Your company does not have negative garnishment payments, health insurance payments, 401(k) payments, etc.  You owe the money to those entities.  They do not owe money to you – unless there has been a mistake and you overpaid these bills.

Two things to do:

  1. Make sure that the payroll tax entries are correct. Separate company liabilities (which are an expense on your P&L) from employee tax liabilities which you pay to the government on their behalf).
  2. Make sure that your payroll company is paying the correct amount of tax.

 

Loan Payments

You can’t have negative loan payments – that means the bank owes you money for the loan. Generally this happens at the end of the loan if the entire principal repayment was debited against cash when the payments were made.

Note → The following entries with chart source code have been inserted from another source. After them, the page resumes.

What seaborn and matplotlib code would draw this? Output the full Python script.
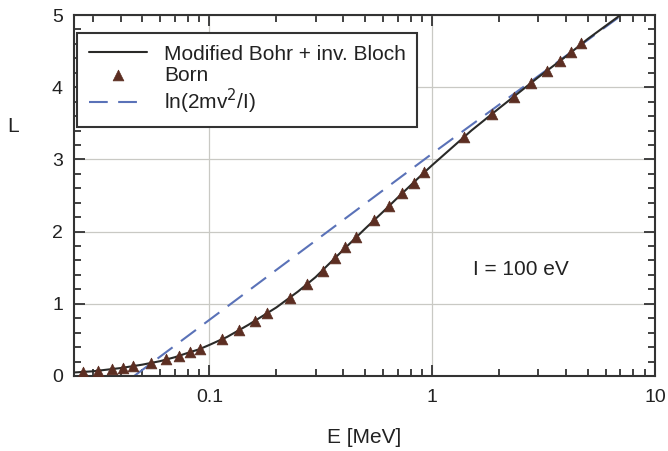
import numpy as np
import pandas as pd
import seaborn as sns
import matplotlib
matplotlib.use("Agg")
import matplotlib.pyplot as plt
from matplotlib.ticker import LogLocator, FixedLocator, FixedFormatter, MultipleLocator, NullFormatter

# Modified Bohr + inv. Bloch (solid curve)
curve_E = [0.025, 0.03, 0.04, 0.05, 0.06, 0.07, 0.08, 0.09, 0.1, 0.12, 0.15, 0.2, 0.25,
           0.3, 0.4, 0.5, 0.6, 0.7, 0.8, 0.9, 1.0, 1.5, 2.0, 3.0, 4.0, 5.0, 7.0]
curve_L = [0.05, 0.065, 0.11, 0.157, 0.205, 0.26, 0.32, 0.37, 0.43, 0.54, 0.71, 0.95, 1.17,
           1.37, 1.75, 2.04, 2.27, 2.47, 2.64, 2.79, 2.92, 3.40, 3.71, 4.14, 4.43, 4.67, 5.0]

# Born (triangles)
born_E = [0.0272, 0.0317, 0.0366, 0.041, 0.0455, 0.0548, 0.064, 0.073, 0.082, 0.091, 0.114,
          0.136, 0.161, 0.182, 0.229, 0.275, 0.323, 0.365, 0.408, 0.453, 0.547, 0.639, 0.735,
          0.828, 0.918, 1.39, 1.85, 2.32, 2.77, 3.27, 3.74, 4.19, 4.64]
born_L = [0.055, 0.07, 0.10, 0.115, 0.14, 0.175, 0.23, 0.275, 0.33, 0.38, 0.51,
          0.64, 0.76, 0.87, 1.08, 1.28, 1.46, 1.64, 1.78, 1.92, 2.16, 2.35, 2.53,
          2.68, 2.82, 3.31, 3.63, 3.87, 4.06, 4.23, 4.36, 4.49, 4.61]

# ln(2mv^2/I) (dashed)
ln_E = [0.046, 1.0, 7.1]
ln_L = [0.0, 3.08, 5.0]

x_ticks = [0.1, 1, 10]
x_tick_labels = ["0.1", "1", "10"]
y_ticks = [0, 1, 2, 3, 4, 5]

sns.set_theme(style="white")
plt.rcParams['font.family'] = ['Liberation Sans', 'DejaVu Sans']

FS = 15

fig = plt.figure(figsize=(6.68, 4.51), dpi=100)
ax = fig.add_axes([74/668, 1 - 376/451, (655 - 74)/668, (376 - 15)/451])

df_curve = pd.DataFrame({"E": curve_E, "L": curve_L})
df_born = pd.DataFrame({"E": born_E, "L": born_L})
df_ln = pd.DataFrame({"E": ln_E, "L": ln_L})

ax.set_xscale("log")
sns.lineplot(data=df_curve, x="E", y="L", ax=ax, color="#2a2a28", lw=1.5,
             label="Modified Bohr + inv. Bloch", zorder=3)
sns.scatterplot(data=df_born, x="E", y="L", ax=ax, marker="^", s=60, color="#5c2e22",
                edgecolor="#5c2e22", linewidth=0.5, label="Born", zorder=4)
sns.lineplot(data=df_ln, x="E", y="L", ax=ax, color="#5a72b8", lw=1.5,
             dashes=False, label="ln(2mv$^2$/I)", zorder=2)
ax.lines[-1].set_dashes([9, 5])

ax.set_xlim(0.0247, 10)
ax.set_ylim(0, 5)

ax.xaxis.set_major_locator(FixedLocator(x_ticks))
ax.xaxis.set_major_formatter(FixedFormatter(x_tick_labels))
ax.xaxis.set_minor_locator(LogLocator(base=10, subs=np.arange(2, 10), numticks=20))
ax.xaxis.set_minor_formatter(NullFormatter())
ax.yaxis.set_major_locator(FixedLocator(y_ticks))
ax.yaxis.set_minor_locator(MultipleLocator(0.2))

ax.tick_params(which="both", direction="in", top=True, right=True, bottom=True, left=True,
               color="#333333", width=1.3, labelsize=14, labelcolor="#222222")
ax.tick_params(which="major", length=8)
ax.tick_params(which="minor", length=5)
ax.tick_params(axis="x", which="major", pad=9.5)
ax.tick_params(axis="y", which="major", pad=8)

ax.grid(True, which="major", color="#c9c9c4", lw=0.9)
ax.set_axisbelow(True)
for sp in ax.spines.values():
    sp.set_color("#333333")
    sp.set_linewidth(1.5)

ax.set_xlabel("E [MeV]", fontsize=FS, color="#222222", labelpad=16)
ax.set_ylabel("")
fig.text(13/668, 1 - 127/451, "L", fontsize=FS, color="#222222", ha="center", va="center")

ax.text(1.52, 1.47, "I = 100 eV", fontsize=FS, color="#222222", ha="left", va="center")

leg = ax.legend(loc="upper left", bbox_to_anchor=(0.006, 0.95), fontsize=FS, frameon=True,
                fancybox=False, edgecolor="#333333", framealpha=1, handlelength=2.8,
                handletextpad=0.8, labelspacing=0.1, borderpad=0.55, borderaxespad=0.0)
leg.get_frame().set_linewidth(1.5)
for t in leg.get_texts():
    t.set_color("#222222")

fig.savefig("out.png", dpi=100)
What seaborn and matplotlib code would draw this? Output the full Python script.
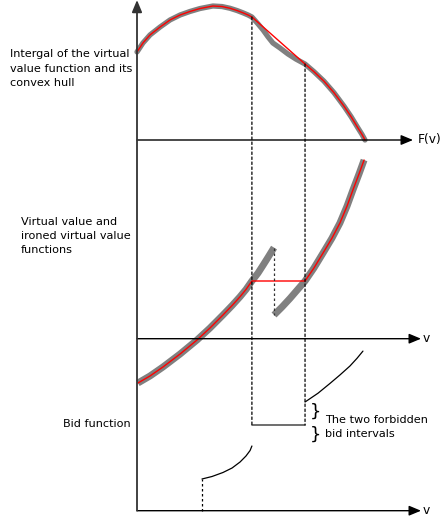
import numpy as np
import pandas as pd
import matplotlib
matplotlib.use("Agg")
import matplotlib.pyplot as plt
from matplotlib.patches import ConnectionPatch
import seaborn as sns

# ---------------- data (schematic values) ----------------
# Panel 1: integral of the virtual value function (gray) and its convex hull (red)
integral_x = [0.000, 0.026, 0.057, 0.101, 0.145, 0.189, 0.232, 0.276, 0.333, 0.373, 0.408, 0.439, 0.465,
              0.487, 0.504, 0.531, 0.553, 0.575, 0.596, 0.627, 0.662, 0.697, 0.737, 0.776, 0.820, 0.864,
              0.908, 0.939, 0.969, 0.987, 1.000]
integral_y = [0.657, 0.724, 0.784, 0.843, 0.896, 0.933, 0.959, 0.981, 1.000, 0.996, 0.983, 0.966, 0.949,
              0.933, 0.918, 0.866, 0.821, 0.769, 0.724, 0.687, 0.642, 0.604, 0.567, 0.510, 0.439, 0.353,
              0.252, 0.174, 0.090, 0.041, 0.000]
hull_from, hull_to = 0.504, 0.737

# Panel 2: virtual value (two gray branches) and ironed virtual value (red)
vv_low_x = [0.004, 0.057, 0.114, 0.189, 0.263, 0.320, 0.377, 0.417, 0.452, 0.478, 0.504, 0.531, 0.553,
            0.575, 0.601]
vv_low_y = [-0.768, -0.646, -0.490, -0.265, -0.023, 0.185, 0.411, 0.575, 0.728, 0.853, 1.000, 1.139,
            1.274, 1.412, 1.579]
vv_high_x = [0.601, 0.636, 0.671, 0.706, 0.737, 0.776, 0.816, 0.855, 0.890, 0.921, 0.947, 0.974, 0.996]
vv_high_y = [0.411, 0.549, 0.698, 0.858, 1.000, 1.225, 1.485, 1.742, 2.005, 2.296, 2.577, 2.858, 3.097]
ironed_level = 1.0

# Panel 3: bid function
bid_low_x = [0.285, 0.329, 0.377, 0.417, 0.452, 0.478, 0.496, 0.504]
bid_low_y = [0.317, 0.342, 0.382, 0.427, 0.487, 0.547, 0.602, 0.647]
bid_flat_y = 0.857
bid_high_x = [0.737, 0.794, 0.846, 0.890, 0.934, 0.965, 0.991]
bid_high_y = [1.087, 1.175, 1.272, 1.357, 1.447, 1.524, 1.596]

label_top = "Intergal of the virtual\nvalue function and its\nconvex hull"
label_mid = "Virtual value and\nironed virtual value\nfunctions"
label_bot = "Bid function"
label_forbidden = "The two forbidden\nbid intervals"

# ---------------- figure ----------------
sns.set_theme(style="white")
plt.rcParams["font.family"] = ["DejaVu Sans"]
plt.rcParams["text.color"] = "black"
W, H = 441, 518
fig = plt.figure(figsize=(W / 100, H / 100), dpi=100)

XL = (-10 / 228, 304 / 228)
ax_top = fig.add_axes([127 / W, 1 - 180 / H, 314 / W, 180 / H])
ax_mid = fig.add_axes([127 / W, 1 - 400 / H, 314 / W, 260 / H])
ax_bot = fig.add_axes([127 / W, 0, 314 / W, 178 / H])
ax_top.set_ylim(-40 / 134, 140 / 134)
ax_mid.set_ylim((338.7 - 400) / 57.7, (338.7 - 140) / 57.7)
ax_bot.set_ylim((510.7 - 518) / 100, (510.7 - 340) / 100)
for ax in (ax_top, ax_mid, ax_bot):
    ax.set_xlim(*XL)
    ax.set_axis_off()
    ax.patch.set_alpha(0)

GRAY = "#808080"
RED = "#ff0000"
fs = 8.1

def line(ax, x, y, **kw):
    df = pd.DataFrame({"x": x, "y": y})
    sns.lineplot(data=df, x="x", y="y", ax=ax, sort=False, estimator=None, legend=False, **kw)
    l = ax.lines[-1]
    l.set_clip_on(False)
    l.set_solid_joinstyle("round")
    return l

# top panel
line(ax_top, integral_x, integral_y, color=GRAY, lw=3.8)
hull_x = [x for x in integral_x if x <= hull_from or x >= hull_to]
hull_y = [y for x, y in zip(integral_x, integral_y) if x <= hull_from or x >= hull_to]
line(ax_top, hull_x, hull_y, color=RED, lw=1.0)

# middle panel
l1 = line(ax_mid, vv_low_x, vv_low_y, color=GRAY, lw=5.0)
l2 = line(ax_mid, vv_high_x, vv_high_y, color=GRAY, lw=5.0)
for l in (l1, l2):
    l.set_solid_capstyle("butt")
low_part = [(x, y) for x, y in zip(vv_low_x, vv_low_y) if x <= hull_from]
high_part = [(x, y) for x, y in zip(vv_high_x, vv_high_y) if x >= hull_to]
ironed_x = [p[0] for p in low_part + high_part]
ironed_y = [min(p[1], ironed_level) for p in low_part] + [max(p[1], ironed_level) for p in high_part]
line(ax_mid, ironed_x, ironed_y, color=RED, lw=1.0)
ax_mid.plot([vv_low_x[-1], vv_low_x[-1]], [vv_low_y[-1], vv_high_y[0]], color="#333333", lw=0.9,
            ls=(0, (2, 2)))

# bottom panel
line(ax_bot, bid_low_x, bid_low_y, color="black", lw=0.9)
line(ax_bot, bid_high_x, bid_high_y, color="black", lw=0.9)
ax_bot.plot([hull_from, hull_to], [bid_flat_y, bid_flat_y], color="#555555", lw=1.2)
ax_bot.plot([bid_low_x[0], bid_low_x[0]], [0, bid_low_y[0]], color="black", lw=0.9, ls=(0, (2, 2)))

# long dotted verticals across panels
for xv in (hull_from, hull_to):
    ytop = integral_y[integral_x.index(xv)]
    con = ConnectionPatch(xyA=(xv, ytop), coordsA=ax_top.transData,
                          xyB=(xv, bid_flat_y), coordsB=ax_bot.transData,
                          color="black", lw=0.9, ls=(0, (2, 2)))
    fig.add_artist(con)

# axes arrows
astyle = "-|>,head_length=0.6,head_width=0.25"
vaxis = ConnectionPatch(xyA=(0, 0), coordsA=ax_bot.transData,
                        xyB=(0, 140 / 134), coordsB=ax_top.transData,
                        color="#333333", lw=1.3, arrowstyle=astyle,
                        mutation_scale=12, shrinkA=0, shrinkB=0)
fig.add_artist(vaxis)
for ax, xend in [(ax_top, (413 - 137) / 228), (ax_mid, (421 - 137) / 228), (ax_bot, (421 - 137) / 228)]:
    ax.annotate("", xy=(xend, 0), xytext=(0, 0), annotation_clip=False,
                arrowprops=dict(arrowstyle=astyle, color="black",
                                lw=1.0, mutation_scale=12, shrinkA=0, shrinkB=0))

ax_top.text((418 - 137) / 228, 0, "F(v)", fontsize=fs + 0.7, va="center", ha="left", clip_on=False)
ax_mid.text((423 - 137) / 228, 0, "v", fontsize=fs + 0.7, va="center", ha="left", clip_on=False)
ax_bot.text((423 - 137) / 228, 0, "v", fontsize=fs + 0.7, va="center", ha="left", clip_on=False)

# braces and annotation text
ax_bot.text((315 - 137) / 228, 0.987, "}", fontsize=13, ha="center", va="center", clip_on=False)
ax_bot.text((315 - 137) / 228, 0.757, "}", fontsize=13, ha="center", va="center", clip_on=False)
ax_bot.text((325 - 137) / 228, 0.835, label_forbidden, fontsize=fs, ha="left", va="center",
            linespacing=1.45, clip_on=False)

fig.text(10 / W, 1 - 68.5 / H, label_top, fontsize=fs, ha="left", va="center", linespacing=1.55)
fig.text(21 / W, 1 - 236 / H, label_mid, fontsize=fs, ha="left", va="center", linespacing=1.5)
fig.text(131 / W, 1 - 424 / H, label_bot, fontsize=fs, ha="right", va="center")

fig.savefig("out.png", dpi=100)
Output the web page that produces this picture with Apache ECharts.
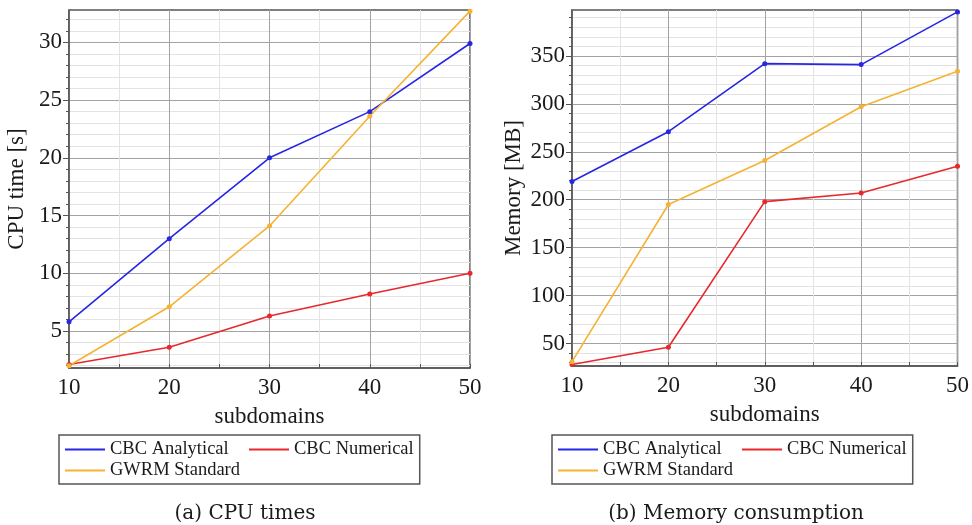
<!DOCTYPE html>
<html>
<head>
<meta charset="utf-8">
<script src="https://cdn.jsdelivr.net/npm/echarts@6/dist/echarts.min.js"></script>
<style>
  html, body { margin: 0; padding: 0; background: #fff; }
  #chart { width: 972px; height: 525px; }
</style>
</head>
<body>
<div id="chart"></div>
<script>
// x values (number of subdomains)
const subdomains = [10, 20, 30, 40, 50];

// (a) CPU times [s]
const cpuAnalytical = [5.8, 13.0, 20.0, 24.0, 29.9];
const cpuNumerical = [2.1, 3.6, 6.3, 8.2, 10.0];
const cpuGwrm = [2.0, 7.1, 14.1, 23.6, 32.7];

// (b) Memory consumption [MB]
const memAnalytical = [219, 271, 342, 341, 396];
const memNumerical = [28, 46, 198, 207, 235];
const memGwrm = [31, 195, 241, 297, 334];

// tick labels
const cpuTicks = [5, 10, 15, 20, 25, 30];
const memTicks = [50, 100, 150, 200, 250, 300, 350];

const SERIES_NAMES = ['CBC Analytical', 'CBC Numerical', 'GWRM Standard'];
const COLORS = ['#2626e4', '#e8282c', '#f5b233'];

const AXIS_FONT = { fontFamily: 'Liberation Serif', fontSize: 23, color: '#1a1a1a' };
const FRAME = '#555';
const MAJOR_GRID = '#a3a3a3';
const MINOR_GRID = '#e3e3e3';

// minor grid values: every `step` between the range ends, skipping the labelled ones
function minorValues(lo, hi, step, majors) {
  const out = [];
  for (let v = Math.ceil(lo / step) * step; v < hi; v += step) {
    if (majors.indexOf(v) < 0) out.push(v);
  }
  return out;
}

const cpuRange = [1.8, 32.8];
const memRange = [26.5, 398];
const cpuMinor = minorValues(cpuRange[0], cpuRange[1], 1, cpuTicks);
const memMinor = minorValues(memRange[0], memRange[1], 10, memTicks);

function xAxisFor(gridIndex) {
  return {
    type: 'value',
    gridIndex,
    min: 10,
    max: 50,
    interval: 10,
    name: 'subdomains',
    nameLocation: 'middle',
    nameGap: 37,
    nameTextStyle: AXIS_FONT,
    axisLine: { show: true, lineStyle: { color: FRAME, width: 1.5 } },
    axisTick: { show: true, inside: true, length: 4, lineStyle: { color: FRAME } },
    minorTick: { show: true, splitNumber: 2, length: 4, lineStyle: { color: FRAME } },
    axisLabel: { ...AXIS_FONT, margin: 8 },
    splitLine: { show: true, lineStyle: { color: MAJOR_GRID, width: 1 } },
    minorSplitLine: { show: true, lineStyle: { color: MINOR_GRID, width: 1 } }
  };
}

function mainYAxis(gridIndex, range, ticks, name, nameGap) {
  return {
    type: 'value',
    gridIndex,
    position: 'left',
    min: range[0],
    max: range[1],
    name,
    nameLocation: 'middle',
    nameGap,
    nameTextStyle: AXIS_FONT,
    axisLine: { show: true, lineStyle: { color: FRAME, width: 1.5 } },
    axisTick: { show: true, length: 6, customValues: ticks, lineStyle: { color: FRAME } },
    axisLabel: { ...AXIS_FONT, margin: 7, customValues: ticks },
    splitLine: { show: true, lineStyle: { color: MAJOR_GRID, width: 1 } }
  };
}

function minorYAxis(gridIndex, range, values) {
  return {
    type: 'value',
    gridIndex,
    position: 'left',
    min: range[0],
    max: range[1],
    axisLine: { show: false },
    axisTick: { show: true, length: 3, customValues: values, lineStyle: { color: FRAME } },
    axisLabel: { show: false },
    splitLine: { show: true, lineStyle: { color: MINOR_GRID, width: 1 } }
  };
}

function lineSeries(name, values, color, xIdx, yIdx) {
  return {
    name,
    type: 'line',
    xAxisIndex: xIdx,
    yAxisIndex: yIdx,
    data: subdomains.map((x, i) => [x, values[i]]),
    symbol: 'circle',
    symbolSize: 5,
    showSymbol: true,
    itemStyle: { color },
    lineStyle: { color, width: 1.6 },
    z: 3
  };
}

function legendAt(left) {
  return {
    left,
    top: 435,
    width: 370,
    orient: 'horizontal',
    icon: 'rect',
    itemWidth: 40,
    itemHeight: 2,
    itemGap: 2,
    itemTextGap: 8,
    padding: [5, 6, 4, 6],
    borderColor: FRAME,
    borderWidth: 1.5,
    textStyle: { fontFamily: 'Liberation Serif', fontSize: 18.5, color: '#1a1a1a', lineHeight: 18 },
    data: [
      { name: SERIES_NAMES[0], textStyle: { width: 137 } },
      SERIES_NAMES[1],
      SERIES_NAMES[2]
    ]
  };
}

function caption(text, x) {
  return {
    type: 'text',
    x,
    y: 514,
    style: {
      text,
      font: '20px "DejaVu Serif"',
      fill: '#1a1a1a',
      align: 'center',
      verticalAlign: 'middle',
      textAlign: 'center',
      textVerticalAlign: 'middle'
    }
  };
}

const chart = echarts.init(document.getElementById('chart'), null, { renderer: 'canvas' });

chart.setOption({
  animation: false,
  backgroundColor: '#fff',
  grid: [
    { left: 69, top: 10, width: 401, height: 358, show: true, borderColor: FRAME, borderWidth: 1.5, backgroundColor: 'transparent' },
    { left: 572, top: 10, width: 390, height: 356, show: true, borderColor: FRAME, borderWidth: 1.5, backgroundColor: 'transparent' }
  ],
  xAxis: [xAxisFor(0), xAxisFor(1)],
  yAxis: [
    mainYAxis(0, cpuRange, cpuTicks, 'CPU time [s]', 41),
    minorYAxis(0, cpuRange, cpuMinor),
    mainYAxis(1, memRange, memTicks, 'Memory [MB]', 47),
    minorYAxis(1, memRange, memMinor)
  ],
  legend: [legendAt(59), legendAt(552)],
  series: [
    lineSeries(SERIES_NAMES[0], cpuAnalytical, COLORS[0], 0, 0),
    lineSeries(SERIES_NAMES[1], cpuNumerical, COLORS[1], 0, 0),
    lineSeries(SERIES_NAMES[2], cpuGwrm, COLORS[2], 0, 0),
    lineSeries(SERIES_NAMES[0], memAnalytical, COLORS[0], 1, 2),
    lineSeries(SERIES_NAMES[1], memNumerical, COLORS[1], 1, 2),
    lineSeries(SERIES_NAMES[2], memGwrm, COLORS[2], 1, 2)
  ],
  graphic: [
    caption('(a) CPU times', 245),
    caption('(b) Memory consumption', 736)
  ]
});
</script>
</body>
</html>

The monthly loan repayments are a combination of principal reduction and interest.  For example, if the monthly payment is $750, then $500 could be reduction of the loan principal (a balance sheet item) and $250 is interest (a P&L item).

One thing to do:

If you see negative loan payments, then you need to find out what the actual loan amount is and correct it on your balance sheet.  The difference is interest payments – which belong as expenses on your P&L.

Make sure your balance sheet has positive balances everywhere except in accumulated depreciation and in equity.  If there are negatives, your balance sheet is wrong.  Correct the mistakes so that you can make good decisions based on accurate information.

Fix these balance sheet mistakes.  Then you can make better financial decisions based on your accurate balance sheet.